Runyan also had a secret weapon: the weather. It had been sweltering the entire week, with temperatures around 100 degrees and 90-percent humidity. Before breakfast each day, Runyan took a cold bath; before lunch, he took another cold bath. Runyan said the routine made him feel stronger as the week went on while the others in the field wilted.
After the match, referring to Runyan’s play, Snead said, “This isn’t golf; it’s magic,” adding, “Runyan left me so bothered that after a while, I couldn’t have sunk a putt in a bathtub.”

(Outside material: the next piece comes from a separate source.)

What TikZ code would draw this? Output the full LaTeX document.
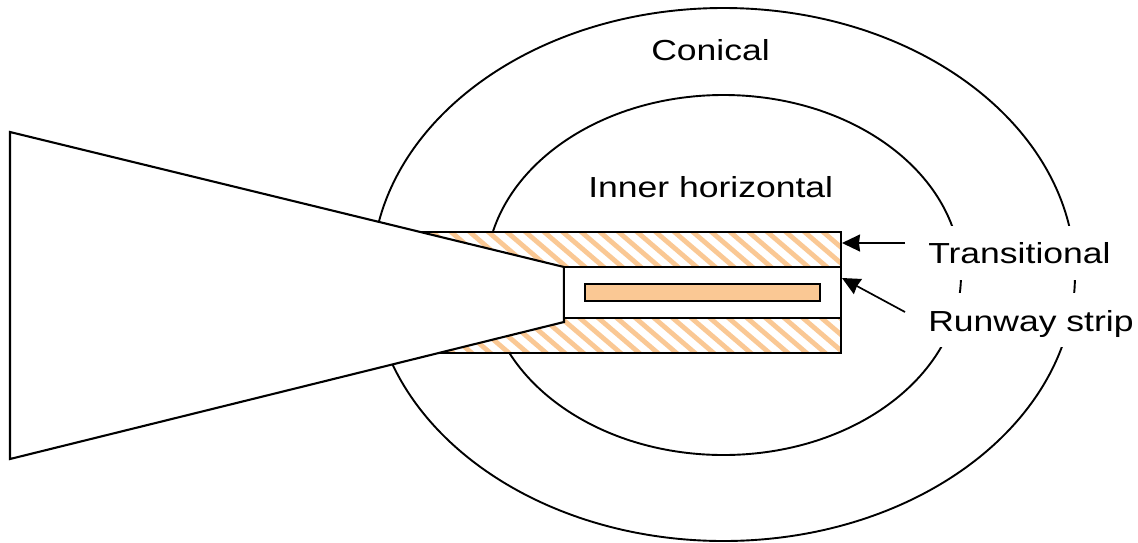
\documentclass[tikz,border=0pt]{standalone}
\usepackage{fontspec}
\setmainfont{Liberation Sans}
\usetikzlibrary{arrows.meta}
\definecolor{peach}{RGB}{250,200,148}
\tikzset{
  outline/.style={draw=black,line width=2.1pt},
  curve/.style={draw=black,line width=1.9pt},
  hatchline/.style={draw=peach,line width=4.8pt},
  lbl/.style={inner sep=0pt,font=\fontsize{29}{29}\selectfont,xscale=1.225,transform shape,anchor=base west},
  pointer/.style={draw=black,line width=1.7pt,-{Stealth[length=18pt,width=17pt,inset=1pt]}},
  mask/.style={fill=white,draw=none}
}
\begin{document}
\begin{tikzpicture}[x=1pt,y=-1pt]
\useasboundingbox (0,0) rectangle (1138,542);
\fill[white] (0,0) rectangle (1138,542);
% surfaces
\draw[curve] (723.5,274.5) ellipse [x radius=351.5,y radius=266.5];
\draw[curve] (723.5,275) ellipse [x radius=237.5,y radius=180];
% gaps beside the labels
\fill[mask] (905,226) rectangle (1138,280);
\fill[mask] (905,293) rectangle (1138,347);
% hatched transitional bands
\fill[white] (418,232) rectangle (841,353);
\begin{scope}
  \clip (418,232) -- (841,232) -- (841,267) -- (564,267) -- cycle;
  \foreach \i in {0,...,26} \draw[hatchline] ({400+18.6*\i},220) -- ++(70,60);
\end{scope}
\begin{scope}
  \clip (440,353) -- (841,353) -- (841,318) -- (564,318) -- cycle;
  \foreach \i in {0,...,26} \draw[hatchline] ({360+18.6*\i},305) -- ++(70,60);
\end{scope}
\draw[outline] (418,232) -- (841,232) -- (841,353) -- (440,353);
% approach surface
\filldraw[fill=white,outline,line join=miter] (10,132) -- (564,267) -- (564,322) -- (10,459) -- cycle;
% strip
\node[draw=black,line width=2.1pt,fill=white,outer sep=0pt,minimum width=277pt,minimum height=51pt,inner sep=0pt,anchor=north west] (strip) at (564,267) {};
\node[draw=black,line width=2.4pt,fill=peach,outer sep=0pt,minimum width=235pt,minimum height=17pt,inner sep=0pt,anchor=north west] (runway) at (585,284) {};
% labels
\node[lbl] (conical) at (651,60) {Conical};
\node[lbl] (inner) at (588,197) {Inner horizontal};
\node[lbl] (trans) at (928,263) {Transitional};
\node[lbl] (rstrip) at (928,331) {Runway strip};
% pointers
\coordinate (tfrom) at (905,243);
\coordinate (tto) at (842,243);
\coordinate (rfrom) at (905,312);
\coordinate (rto) at (842,278);
\draw[pointer] (tfrom) -- (tto);
\draw[pointer] (rfrom) -- (rto);
\end{tikzpicture}
\end{document}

Runyan, who could be a bit cocky at times, was the consummate gentleman afterwards, saying Snead was just off his game and gave Runyan the chance to win. However, Runyan would have been tough to beat on any day.
Snead would go on to win three PGA Championships at match play. He was a dominant player, with 82 recognized victories – a mark since equaled by Tiger Woods – although Snead posted many more unofficial victories not acknowledged by the PGA Tour. Generations later, his swing continues to draw admiration from golfers of all levels.
Runyan continued to play top tournament golf, amassing 29 PGA Tour titles and a spot in the World Golf Hall of Fame, but he became better known as a short-game teacher. He espoused a putting stroke that eliminated the wrists, with a shoulder-rocking pendulum motion used by many professionals today. Runyan also taught a wristless chipping method, using a long iron with the heel of the club raised.
Runyan played in several Masters Tournaments, almost winning the inaugural 1934 edition, and posted four top 10s up to 1942. He played the Masters infrequently after World War II because of club jobs in the West.
In 2000, at age 91 and two years before his death, Runyan returned to Augusta to play in the Wednesday Par 3 Contest and was greeted with thunderous applause when introduced as the man who beat Sam Snead, 8 and 7. On the ninth hole, Runyan hit a 5-wood, and his ball soared in a high arc over Ike’s Pond, landing softly on the green and prompting a full-fledged “Augusta roar” from the crowd.
Runyan was visibly moved. “I can’t believe they remembered me,” he said.
Of course, they did. And so, too, will the rest of us for his match-play prowess.